--- Start ---

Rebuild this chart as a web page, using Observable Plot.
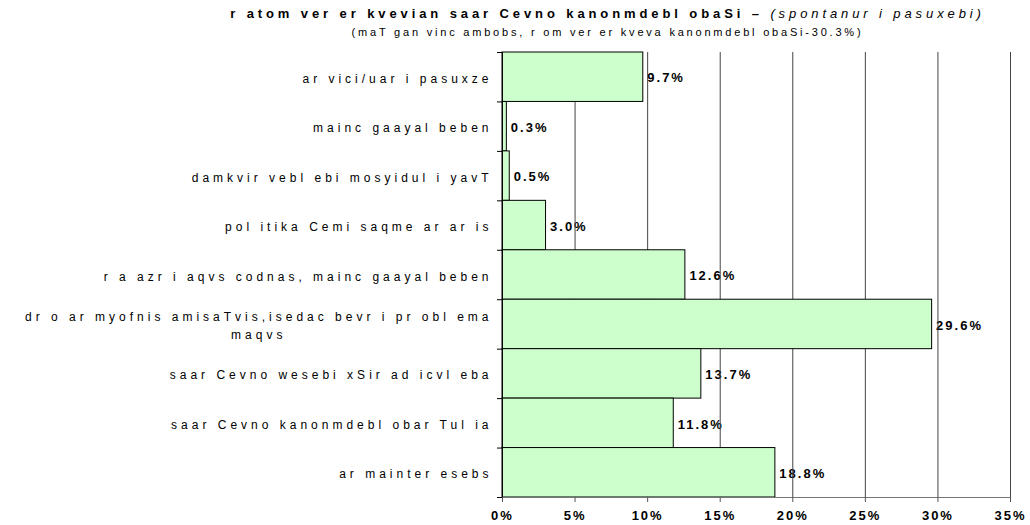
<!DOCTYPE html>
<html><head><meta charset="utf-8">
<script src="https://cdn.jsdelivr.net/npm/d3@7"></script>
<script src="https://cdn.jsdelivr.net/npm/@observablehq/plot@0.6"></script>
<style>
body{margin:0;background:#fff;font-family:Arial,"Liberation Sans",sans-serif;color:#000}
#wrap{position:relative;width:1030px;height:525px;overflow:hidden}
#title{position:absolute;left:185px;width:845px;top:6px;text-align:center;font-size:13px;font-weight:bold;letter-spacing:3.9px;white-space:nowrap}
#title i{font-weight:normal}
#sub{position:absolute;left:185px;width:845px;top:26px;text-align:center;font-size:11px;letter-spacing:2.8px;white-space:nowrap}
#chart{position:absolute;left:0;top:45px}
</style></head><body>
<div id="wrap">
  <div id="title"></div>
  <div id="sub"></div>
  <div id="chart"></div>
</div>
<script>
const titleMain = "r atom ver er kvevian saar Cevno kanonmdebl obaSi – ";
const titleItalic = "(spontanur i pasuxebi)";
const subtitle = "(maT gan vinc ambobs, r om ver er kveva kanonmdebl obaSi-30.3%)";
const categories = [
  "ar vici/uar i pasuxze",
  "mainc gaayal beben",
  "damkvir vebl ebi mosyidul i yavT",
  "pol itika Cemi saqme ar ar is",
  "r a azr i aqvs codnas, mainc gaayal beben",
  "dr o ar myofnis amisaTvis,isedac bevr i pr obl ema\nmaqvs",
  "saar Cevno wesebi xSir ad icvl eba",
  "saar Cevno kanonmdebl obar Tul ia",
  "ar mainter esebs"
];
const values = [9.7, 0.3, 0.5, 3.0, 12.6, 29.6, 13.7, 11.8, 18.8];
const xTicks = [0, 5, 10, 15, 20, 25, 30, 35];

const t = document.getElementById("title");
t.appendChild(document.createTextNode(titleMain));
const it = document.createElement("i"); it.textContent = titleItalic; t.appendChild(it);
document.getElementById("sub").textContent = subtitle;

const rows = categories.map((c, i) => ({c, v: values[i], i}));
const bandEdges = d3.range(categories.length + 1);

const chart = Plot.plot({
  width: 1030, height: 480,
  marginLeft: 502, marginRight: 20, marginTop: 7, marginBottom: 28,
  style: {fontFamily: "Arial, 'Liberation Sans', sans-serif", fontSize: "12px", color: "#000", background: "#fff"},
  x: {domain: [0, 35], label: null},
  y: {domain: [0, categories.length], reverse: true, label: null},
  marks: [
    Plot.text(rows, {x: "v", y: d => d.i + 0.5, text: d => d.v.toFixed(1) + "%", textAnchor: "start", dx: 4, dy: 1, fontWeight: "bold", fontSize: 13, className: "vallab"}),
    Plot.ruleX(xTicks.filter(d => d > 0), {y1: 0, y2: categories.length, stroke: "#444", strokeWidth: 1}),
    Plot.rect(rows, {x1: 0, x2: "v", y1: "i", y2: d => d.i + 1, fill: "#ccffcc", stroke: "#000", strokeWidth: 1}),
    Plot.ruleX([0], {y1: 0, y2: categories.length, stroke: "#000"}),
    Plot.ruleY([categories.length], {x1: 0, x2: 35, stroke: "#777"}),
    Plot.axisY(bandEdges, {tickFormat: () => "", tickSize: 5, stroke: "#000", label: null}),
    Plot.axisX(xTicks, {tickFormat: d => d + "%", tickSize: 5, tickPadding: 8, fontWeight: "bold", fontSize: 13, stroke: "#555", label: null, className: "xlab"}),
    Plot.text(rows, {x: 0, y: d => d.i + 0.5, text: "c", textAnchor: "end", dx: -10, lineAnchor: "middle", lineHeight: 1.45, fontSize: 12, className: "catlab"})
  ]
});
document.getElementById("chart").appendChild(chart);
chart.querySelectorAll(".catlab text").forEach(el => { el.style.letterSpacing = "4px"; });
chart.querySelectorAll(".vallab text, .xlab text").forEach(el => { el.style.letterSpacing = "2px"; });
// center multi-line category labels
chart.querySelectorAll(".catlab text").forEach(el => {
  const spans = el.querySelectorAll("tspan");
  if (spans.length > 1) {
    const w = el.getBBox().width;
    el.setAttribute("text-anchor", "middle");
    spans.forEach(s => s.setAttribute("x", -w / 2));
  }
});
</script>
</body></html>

--- End ---

GOAL: Looking at the data above, how many lines hold the word "chart"? Respond with the number alone.

SOLUTION TO THIS TASK: 8